I’m not the best person to travel with, since I don’t have a smartphone, I’m using an outdated road atlas from 2007 because I’m too lazy to buy a new one, and I generally whine a lot if I don’t get nice things to eat, like jambalaya and green tomato gravy-smothered grits and homemade spaghetti and meatballs.
But while I might be a lazy whiner, I can be a good talker when called upon to converse, and I like talking about history. Davy Crockett is a fascinating person. As a member of the U.S. Congress, Representative Crockett split with President Andrew Jackson over the removal of Native Americans from their ancestral lands — but then Davy Crockett went to Texas, and fought for Texan independence from Mexico.
Why did people in Texas want freedom from Mexico? Yeah. Slavery. Ugh. Not that Mexico is a perfect country, but at least they’d already abolished slavery there.
None of this slavery stuff was up on display at the Davy Crockett Tavern and Museum, but I can’t “Remember the Alamo” without remembering one of the biggest reasons that inspired the fighting.

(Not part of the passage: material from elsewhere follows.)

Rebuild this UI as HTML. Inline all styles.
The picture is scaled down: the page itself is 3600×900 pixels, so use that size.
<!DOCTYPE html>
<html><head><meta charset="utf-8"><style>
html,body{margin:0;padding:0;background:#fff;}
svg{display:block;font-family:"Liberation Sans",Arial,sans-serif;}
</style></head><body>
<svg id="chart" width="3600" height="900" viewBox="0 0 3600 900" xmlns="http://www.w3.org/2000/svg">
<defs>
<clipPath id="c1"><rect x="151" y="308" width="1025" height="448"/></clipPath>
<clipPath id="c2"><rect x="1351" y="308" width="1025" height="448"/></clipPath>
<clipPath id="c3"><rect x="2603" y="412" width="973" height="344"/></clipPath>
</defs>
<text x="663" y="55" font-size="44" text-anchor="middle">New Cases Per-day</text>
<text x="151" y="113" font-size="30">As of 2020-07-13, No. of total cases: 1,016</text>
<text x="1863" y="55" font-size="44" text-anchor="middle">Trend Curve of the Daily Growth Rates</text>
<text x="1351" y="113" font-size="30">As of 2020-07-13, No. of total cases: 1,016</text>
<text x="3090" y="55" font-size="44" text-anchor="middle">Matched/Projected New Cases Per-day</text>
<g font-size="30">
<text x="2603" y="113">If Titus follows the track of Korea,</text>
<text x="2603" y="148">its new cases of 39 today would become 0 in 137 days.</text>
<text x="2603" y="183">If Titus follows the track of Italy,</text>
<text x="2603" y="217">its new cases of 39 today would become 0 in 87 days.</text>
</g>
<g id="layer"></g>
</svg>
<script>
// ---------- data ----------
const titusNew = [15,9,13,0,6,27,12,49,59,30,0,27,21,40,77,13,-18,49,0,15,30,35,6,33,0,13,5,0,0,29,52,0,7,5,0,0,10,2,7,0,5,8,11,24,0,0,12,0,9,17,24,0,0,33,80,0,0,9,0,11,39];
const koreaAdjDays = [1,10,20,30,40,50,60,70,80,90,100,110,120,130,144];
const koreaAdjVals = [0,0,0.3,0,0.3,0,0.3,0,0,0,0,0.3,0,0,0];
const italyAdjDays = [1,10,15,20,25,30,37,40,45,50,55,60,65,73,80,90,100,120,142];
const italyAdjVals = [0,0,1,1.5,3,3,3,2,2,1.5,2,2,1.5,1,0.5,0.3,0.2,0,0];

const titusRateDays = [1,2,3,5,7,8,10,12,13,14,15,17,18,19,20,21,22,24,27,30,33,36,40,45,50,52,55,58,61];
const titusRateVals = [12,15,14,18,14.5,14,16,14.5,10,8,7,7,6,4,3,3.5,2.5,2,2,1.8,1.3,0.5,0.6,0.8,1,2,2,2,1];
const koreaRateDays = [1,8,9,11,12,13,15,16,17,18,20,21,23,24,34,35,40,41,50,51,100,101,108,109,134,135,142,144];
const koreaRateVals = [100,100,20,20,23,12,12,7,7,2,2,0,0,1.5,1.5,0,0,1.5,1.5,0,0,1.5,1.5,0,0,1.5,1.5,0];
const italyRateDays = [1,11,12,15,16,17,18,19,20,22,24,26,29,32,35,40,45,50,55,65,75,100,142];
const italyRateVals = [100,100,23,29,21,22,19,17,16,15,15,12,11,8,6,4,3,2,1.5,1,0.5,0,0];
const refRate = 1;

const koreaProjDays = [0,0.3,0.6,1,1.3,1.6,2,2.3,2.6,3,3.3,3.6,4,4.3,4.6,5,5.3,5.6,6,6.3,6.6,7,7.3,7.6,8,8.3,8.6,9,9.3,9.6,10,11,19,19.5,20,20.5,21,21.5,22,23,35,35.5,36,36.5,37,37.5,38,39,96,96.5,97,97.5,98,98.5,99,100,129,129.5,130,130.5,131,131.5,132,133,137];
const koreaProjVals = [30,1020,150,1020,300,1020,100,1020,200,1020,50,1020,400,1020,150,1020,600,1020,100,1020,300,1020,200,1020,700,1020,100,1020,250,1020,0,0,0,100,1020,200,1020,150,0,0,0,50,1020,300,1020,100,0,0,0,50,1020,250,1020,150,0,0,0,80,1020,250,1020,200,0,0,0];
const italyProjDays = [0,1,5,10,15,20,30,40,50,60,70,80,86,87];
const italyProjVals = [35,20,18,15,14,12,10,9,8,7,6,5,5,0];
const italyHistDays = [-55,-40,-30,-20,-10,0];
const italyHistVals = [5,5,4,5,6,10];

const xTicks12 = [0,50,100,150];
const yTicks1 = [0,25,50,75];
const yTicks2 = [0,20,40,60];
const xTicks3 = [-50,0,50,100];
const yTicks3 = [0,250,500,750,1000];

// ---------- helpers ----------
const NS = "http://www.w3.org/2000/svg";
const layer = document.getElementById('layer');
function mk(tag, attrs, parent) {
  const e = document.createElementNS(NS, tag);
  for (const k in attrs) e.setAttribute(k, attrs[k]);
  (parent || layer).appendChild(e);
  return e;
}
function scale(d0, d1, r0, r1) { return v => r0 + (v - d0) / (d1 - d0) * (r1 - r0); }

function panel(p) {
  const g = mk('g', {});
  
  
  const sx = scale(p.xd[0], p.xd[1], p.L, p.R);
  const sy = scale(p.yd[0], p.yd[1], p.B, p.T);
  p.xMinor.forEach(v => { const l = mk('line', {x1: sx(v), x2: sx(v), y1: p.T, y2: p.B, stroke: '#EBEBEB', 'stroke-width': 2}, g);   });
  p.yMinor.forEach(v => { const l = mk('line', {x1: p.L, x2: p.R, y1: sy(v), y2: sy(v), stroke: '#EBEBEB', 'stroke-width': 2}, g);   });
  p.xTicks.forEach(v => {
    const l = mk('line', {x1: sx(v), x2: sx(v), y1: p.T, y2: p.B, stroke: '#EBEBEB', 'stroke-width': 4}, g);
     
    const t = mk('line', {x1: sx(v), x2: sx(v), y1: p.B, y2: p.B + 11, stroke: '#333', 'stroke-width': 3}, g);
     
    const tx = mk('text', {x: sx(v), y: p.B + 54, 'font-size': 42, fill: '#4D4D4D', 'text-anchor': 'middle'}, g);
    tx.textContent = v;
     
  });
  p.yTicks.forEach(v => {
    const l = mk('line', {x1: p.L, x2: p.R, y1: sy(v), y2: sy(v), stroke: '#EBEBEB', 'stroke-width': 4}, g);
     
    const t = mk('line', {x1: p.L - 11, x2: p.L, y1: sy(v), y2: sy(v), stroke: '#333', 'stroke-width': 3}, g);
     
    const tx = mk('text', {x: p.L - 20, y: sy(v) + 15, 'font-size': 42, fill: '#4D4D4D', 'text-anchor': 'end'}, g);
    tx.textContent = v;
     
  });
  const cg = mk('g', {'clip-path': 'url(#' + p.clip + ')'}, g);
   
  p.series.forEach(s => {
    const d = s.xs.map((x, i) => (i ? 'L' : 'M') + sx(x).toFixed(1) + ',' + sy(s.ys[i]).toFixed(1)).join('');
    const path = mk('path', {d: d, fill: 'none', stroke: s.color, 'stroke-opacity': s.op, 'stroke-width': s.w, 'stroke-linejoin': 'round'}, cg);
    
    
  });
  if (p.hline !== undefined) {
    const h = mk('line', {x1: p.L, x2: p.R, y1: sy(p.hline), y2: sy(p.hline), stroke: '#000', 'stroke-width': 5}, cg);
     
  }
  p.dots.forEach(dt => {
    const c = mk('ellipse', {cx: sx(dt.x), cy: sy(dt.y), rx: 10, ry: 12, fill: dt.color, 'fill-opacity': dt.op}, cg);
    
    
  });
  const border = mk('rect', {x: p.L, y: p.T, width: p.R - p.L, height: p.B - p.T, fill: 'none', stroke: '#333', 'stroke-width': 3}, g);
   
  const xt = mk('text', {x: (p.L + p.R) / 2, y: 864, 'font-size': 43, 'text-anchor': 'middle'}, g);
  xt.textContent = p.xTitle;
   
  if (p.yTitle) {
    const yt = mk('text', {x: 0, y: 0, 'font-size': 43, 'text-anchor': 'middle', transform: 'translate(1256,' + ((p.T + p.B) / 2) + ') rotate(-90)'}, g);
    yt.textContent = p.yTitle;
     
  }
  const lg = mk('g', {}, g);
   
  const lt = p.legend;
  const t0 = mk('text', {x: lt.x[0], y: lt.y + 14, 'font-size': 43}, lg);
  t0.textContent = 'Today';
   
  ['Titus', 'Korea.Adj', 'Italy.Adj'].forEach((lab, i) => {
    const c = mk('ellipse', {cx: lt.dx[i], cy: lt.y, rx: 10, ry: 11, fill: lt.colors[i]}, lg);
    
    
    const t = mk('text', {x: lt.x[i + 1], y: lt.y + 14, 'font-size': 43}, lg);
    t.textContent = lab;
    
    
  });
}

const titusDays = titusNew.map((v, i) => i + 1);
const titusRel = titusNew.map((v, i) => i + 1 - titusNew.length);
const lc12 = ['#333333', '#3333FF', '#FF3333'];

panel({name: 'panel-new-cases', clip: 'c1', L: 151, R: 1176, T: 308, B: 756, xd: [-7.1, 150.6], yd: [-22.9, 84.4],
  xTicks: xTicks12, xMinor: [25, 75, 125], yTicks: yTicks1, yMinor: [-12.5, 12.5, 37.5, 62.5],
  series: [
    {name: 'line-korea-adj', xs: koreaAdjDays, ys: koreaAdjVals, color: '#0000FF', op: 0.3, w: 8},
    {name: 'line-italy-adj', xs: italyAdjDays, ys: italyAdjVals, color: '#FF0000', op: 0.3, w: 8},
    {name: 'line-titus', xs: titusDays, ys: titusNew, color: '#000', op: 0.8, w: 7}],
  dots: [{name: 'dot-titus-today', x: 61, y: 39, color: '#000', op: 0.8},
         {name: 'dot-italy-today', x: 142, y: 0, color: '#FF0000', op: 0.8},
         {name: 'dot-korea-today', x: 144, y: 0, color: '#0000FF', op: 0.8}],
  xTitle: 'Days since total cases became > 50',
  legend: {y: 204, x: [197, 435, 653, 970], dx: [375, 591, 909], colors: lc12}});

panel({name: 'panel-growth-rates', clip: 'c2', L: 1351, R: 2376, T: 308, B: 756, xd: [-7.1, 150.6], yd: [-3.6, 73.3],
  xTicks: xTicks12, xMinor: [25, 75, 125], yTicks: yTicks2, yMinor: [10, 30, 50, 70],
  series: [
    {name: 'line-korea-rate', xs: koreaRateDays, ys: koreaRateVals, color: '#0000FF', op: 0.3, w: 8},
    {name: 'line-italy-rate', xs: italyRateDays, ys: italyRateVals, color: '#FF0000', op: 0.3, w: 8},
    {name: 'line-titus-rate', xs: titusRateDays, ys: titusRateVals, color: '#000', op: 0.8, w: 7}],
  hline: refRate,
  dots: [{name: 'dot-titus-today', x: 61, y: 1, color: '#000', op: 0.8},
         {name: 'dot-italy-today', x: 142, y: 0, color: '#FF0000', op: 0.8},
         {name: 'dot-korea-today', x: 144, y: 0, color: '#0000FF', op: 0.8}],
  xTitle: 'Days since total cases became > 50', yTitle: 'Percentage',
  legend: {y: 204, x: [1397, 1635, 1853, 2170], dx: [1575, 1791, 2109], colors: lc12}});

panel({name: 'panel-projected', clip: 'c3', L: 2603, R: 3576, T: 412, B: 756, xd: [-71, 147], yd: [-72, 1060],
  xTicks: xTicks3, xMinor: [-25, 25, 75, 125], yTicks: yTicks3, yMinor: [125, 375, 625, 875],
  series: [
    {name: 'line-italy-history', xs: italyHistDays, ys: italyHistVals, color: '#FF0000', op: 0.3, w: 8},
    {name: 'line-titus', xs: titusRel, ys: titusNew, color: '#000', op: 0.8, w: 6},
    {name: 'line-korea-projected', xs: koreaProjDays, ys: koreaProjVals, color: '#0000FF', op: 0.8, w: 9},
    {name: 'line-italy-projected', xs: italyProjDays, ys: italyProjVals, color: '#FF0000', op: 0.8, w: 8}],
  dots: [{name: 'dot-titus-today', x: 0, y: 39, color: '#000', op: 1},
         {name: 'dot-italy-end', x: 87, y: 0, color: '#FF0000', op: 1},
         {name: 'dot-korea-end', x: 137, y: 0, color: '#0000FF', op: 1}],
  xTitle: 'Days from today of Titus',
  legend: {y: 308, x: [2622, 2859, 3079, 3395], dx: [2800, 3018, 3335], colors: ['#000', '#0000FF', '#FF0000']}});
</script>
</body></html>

Greg and I drove to Austin, Texas, in May of this year, and I spent a lot of time at the Texas State Capitol building — on the side lawn of the State Capitol, to be exact — which now holds this beautiful piece of art —
The Texas African American History Memorial.

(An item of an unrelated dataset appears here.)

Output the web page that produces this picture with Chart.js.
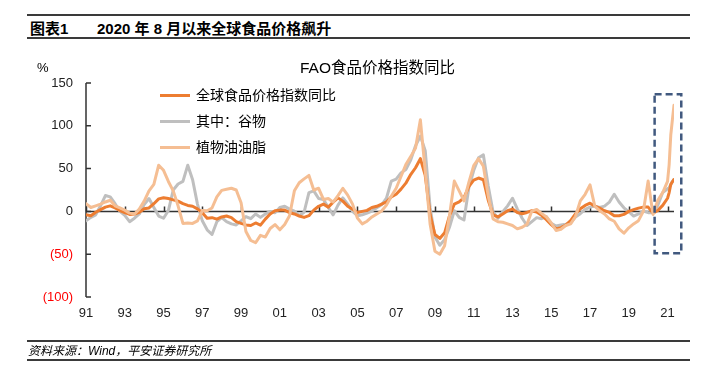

Flanking the main entrance and mall leading up to the capitol building are monuments to Civil War generals, cannons, and other Confederate memorabilia. I took pictures of those monuments, too.
But today, standing in eastern Tennessee, contemplating the life and times of Davy Crockett, the Texas African American History Memorial was the one on my mind.

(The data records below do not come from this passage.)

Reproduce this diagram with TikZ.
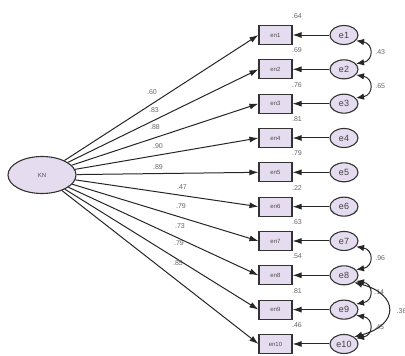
\documentclass[tikz,border=0pt]{standalone}
\usepackage{fontspec}
\setmainfont{Liberation Sans}
\usetikzlibrary{arrows.meta,shapes.geometric}
\definecolor{lav}{HTML}{E6DCF0}
\begin{document}
\begin{tikzpicture}[x=1pt,y=-1pt,
  obs/.style={draw=black!80, fill=lav, minimum width=33pt, minimum height=19pt, inner sep=0pt, line width=1.1pt, font=\fontsize{6}{6}\selectfont, text=black!70},
  err/.style={ellipse, draw=black!80, fill=lav, minimum width=28pt, minimum height=19pt, inner sep=0pt, line width=1.1pt, font=\fontsize{9}{9}\selectfont, text=black!75},
  lat/.style={ellipse, draw=black!80, fill=lav, minimum width=68pt, minimum height=37pt, line width=1.1pt, font=\fontsize{6}{6}\selectfont, text=black!70},
  ld/.style={-{Latex[length=9pt,width=6pt]}, line width=1pt, black!85},
  cov/.style={{Latex[length=8pt,width=6.5pt]}-{Latex[length=8pt,width=6.5pt]}, line width=1pt, black!85},
  lbl/.style={font=\fontsize{7}{7}\selectfont, text=black!60, inner sep=0.5pt}]
\useasboundingbox (0,0) rectangle (405,356);
\node[lat] (kn) at (42,175) {KN};
\foreach \i/\ld/\lx/\ly/\vr in {1/.60/152/92/.64, 2/.83/154/110/.69, 3/.88/155/127/.76, 4/.90/158/146/.81, 5/.89/158/167/.79, 6/.47/182/187/.22, 7/.79/181/206/.63, 8/.73/180/226/.54, 9/.79/179/243/.81, 10/.85/178/263/.46}{
  \pgfmathsetmacro{\yy}{35+34.33*(\i-1)}
  \node[obs] (en\i) at (275.5,\yy) {en\i};
  \node[err] (e\i) at (344,\yy) {e\i};
  \draw[ld] (kn) -- (en\i.west);
  \draw[ld] (e\i) -- (en\i);
  \node[lbl] (l\i) at (\lx,\ly) {\ld};
  \node[lbl] (v\i) at (297,\yy-19) {\vr};
}
\draw[cov] (e1.-25) to[out=-10,in=10,looseness=2] node[lbl,right=5pt] (c12) {.43} (e2.25);
\draw[cov] (e2.-25) to[out=-10,in=10,looseness=2] node[lbl,right=5pt] (c23) {.65} (e3.25);
\draw[cov] (e7.-25) to[out=-10,in=10,looseness=2] node[lbl,right=5pt] (c78) {.96} (e8.25);
\draw[cov] (e8.-25) to[out=-10,in=10,looseness=2] node[lbl,right=4pt] (c89) {.14} (e9.25);
\draw[cov] (e9.-25) to[out=-10,in=10,looseness=2] node[lbl,right=4pt] (c910) {.45} (e10.25);
\draw[cov] (e8.south east) .. controls +(45,12) and +(45,-12) .. (e10.north east);
\node[lbl, anchor=west] (c810) at (396,311) {.36};
\end{tikzpicture}
\end{document}
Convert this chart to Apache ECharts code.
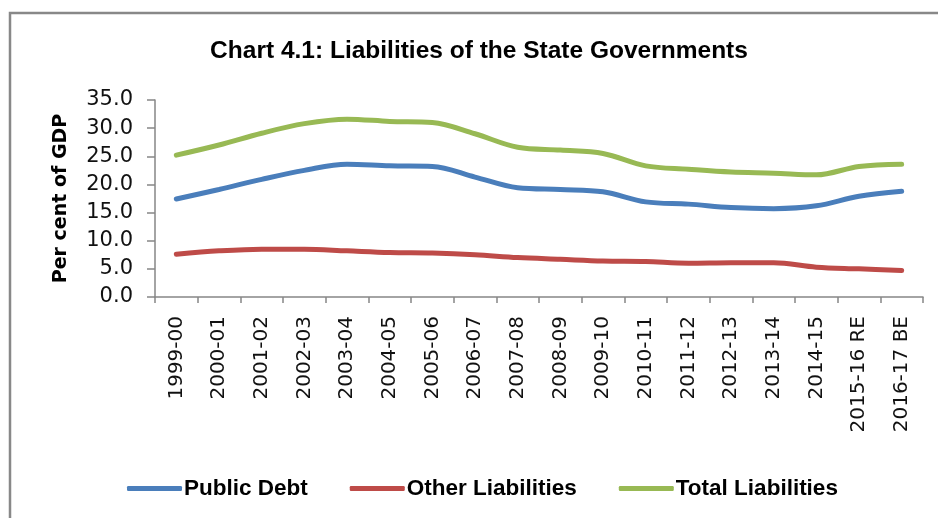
<!DOCTYPE html>
<html>
<head>
<meta charset="utf-8">
<script src="https://cdn.jsdelivr.net/npm/echarts@6/dist/echarts.min.js"></script>
<style>
html,body{margin:0;padding:0;background:#fff;}
#chart{width:938px;height:518px;}
</style>
</head>
<body>
<div id="chart"></div>
<script>
const categories = ['1999-00','2000-01','2001-02','2002-03','2003-04','2004-05','2005-06','2006-07','2007-08','2008-09','2009-10','2010-11','2011-12','2012-13','2013-14','2014-15','2015-16 RE','2016-17 BE'];
const publicDebt = [17.4, 19.1, 20.9, 22.5, 23.6, 23.3, 23.2, 21.3, 19.4, 19.1, 18.7, 16.9, 16.5, 15.9, 15.7, 16.2, 17.9, 18.8];
const otherLiabilities = [7.6, 8.2, 8.5, 8.5, 8.2, 7.9, 7.8, 7.5, 7.0, 6.7, 6.4, 6.3, 6.0, 6.1, 6.1, 5.3, 5.0, 4.7];
const totalLiabilities = [25.2, 27.0, 29.1, 30.8, 31.6, 31.2, 31.0, 29.0, 26.6, 26.1, 25.5, 23.3, 22.7, 22.2, 22.0, 21.7, 23.2, 23.6];
const yTicks = [0, 5, 10, 15, 20, 25, 30, 35];

const chart = echarts.init(document.getElementById('chart'), null, {renderer: 'canvas'});
const boldFont = '"Liberation Sans", Arial, sans-serif';
const axisFont = '"DejaVu Sans", Verdana, sans-serif';

function lineSeries(name, data, color) {
  return {
    name: name, type: 'line', data: data, smooth: 0.35,
    symbol: 'none', lineStyle: {width: 5, color: color, cap: 'round'},
    itemStyle: {color: color}
  };
}

chart.setOption({
  animation: false,
  backgroundColor: '#fff',
  title: {
    text: 'Chart 4.1: Liabilities of the State Governments',
    left: 474, top: 34, textAlign: 'center',
    textStyle: {fontFamily: boldFont, fontWeight: 'bold', fontSize: 24.5, color: '#000'}
  },
  grid: {left: 155, right: 15, top: 100, bottom: 221, containLabel: false},
  legend: {
    left: 122, top: 472, itemWidth: 55, itemHeight: 5, itemGap: 42,
    icon: 'roundRect',
    textStyle: {fontFamily: boldFont, fontWeight: 'bold', fontSize: 22.5, color: '#000', padding: [0,0,0,-3]},
    data: ['Public Debt', 'Other Liabilities', 'Total Liabilities']
  },
  xAxis: {
    type: 'category', data: categories, boundaryGap: true,
    axisLine: {lineStyle: {color: '#868686', width: 1.5}},
    axisTick: {show: true, length: 6, alignWithLabel: false, lineStyle: {color: '#868686', width: 1.5}},
    axisLabel: {rotate: 90, interval: 0, margin: 19, fontFamily: axisFont, fontSize: 20, color: '#111'}
  },
  yAxis: {
    type: 'value', min: 0, max: 35, interval: 5,
    name: 'Per cent of GDP', nameLocation: 'middle', nameRotate: 90, nameGap: 84,
    nameTextStyle: {fontFamily: axisFont, fontWeight: 'bold', fontSize: 19, color: '#000'},
    splitLine: {show: false},
    axisLine: {show: true, lineStyle: {color: '#868686', width: 1.5}},
    axisTick: {show: true, length: 8, lineStyle: {color: '#868686', width: 1.5}},
    axisLabel: {margin: 22, fontFamily: axisFont, fontSize: 21, color: '#111',
      formatter: v => yTicks.includes(v) ? v.toFixed(1) : ''}
  },
  graphic: [{
    type: 'polyline', silent: true,
    shape: {points: [[10, 518], [10, 13], [938, 13]]},
    style: {stroke: '#888', lineWidth: 2.5, fill: null}
  }],
  series: [
    lineSeries('Public Debt', publicDebt, '#4A7EBB'),
    lineSeries('Other Liabilities', otherLiabilities, '#BE4B48'),
    lineSeries('Total Liabilities', totalLiabilities, '#98B954')
  ]
});
</script>
</body>
</html>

I also spent a lot of time thinking about human migration patterns — with a special fixation on comparing the movement of immigrants from the Old World to the New with the modern-day rise in urbanization all over the world, as people leave rural towns to live in cities. Today, I thought about the landholding urban class of the 1700s, and the landholding urban class of 2017.
Modern American pioneers are still people like Davy Crockett — country people who learn how to bridge the divide between living in the rural backwoods and urban life. Sometimes people think modern life has changed “so much” from “the good old days,” but the storyline of starting out in humble beginnings to claim a place of power in the city (or in many cities — plural) is certainly the backbone of the United States.
The divide between rural and urban life is much, much older than the United States — and the difference in the social hierarchy between those two settings has always been there as well. The Founding Fathers/Framers of the U.S. Constitution certainly knew this. Modern politicians certainly know this. My conservative family members who advocate for states’ rights certainly know this as well.
My week has been full of political conversation. I like those discussions a lot. We haven’t been talking about the current news cycle, but history and government in general. With sprinklings of psychology and philosophy thrown in for good measure.
Our first night here, we gathered as a big family around a fire in the backyard, and Greg’s brothers played their guitars and sang beautiful country and rock ‘n’ roll songs that made everyone want to sing along. The day had been warm, around 82 degrees, and the night air was cool but not cold, out under the stars.
Tomorrow, Greg and I will be leaving Tennessee for northern Ohio, to visit more family members who live close to Cleveland. I’m taking many fond memories of eastern Tennessee with me when we go. The landscape is so gorgeous here. And there’s plenty of banana puddin’ and sweet tea, brisket and biscuits and buttermilk pie. My belly has been exceedingly happy during this trip.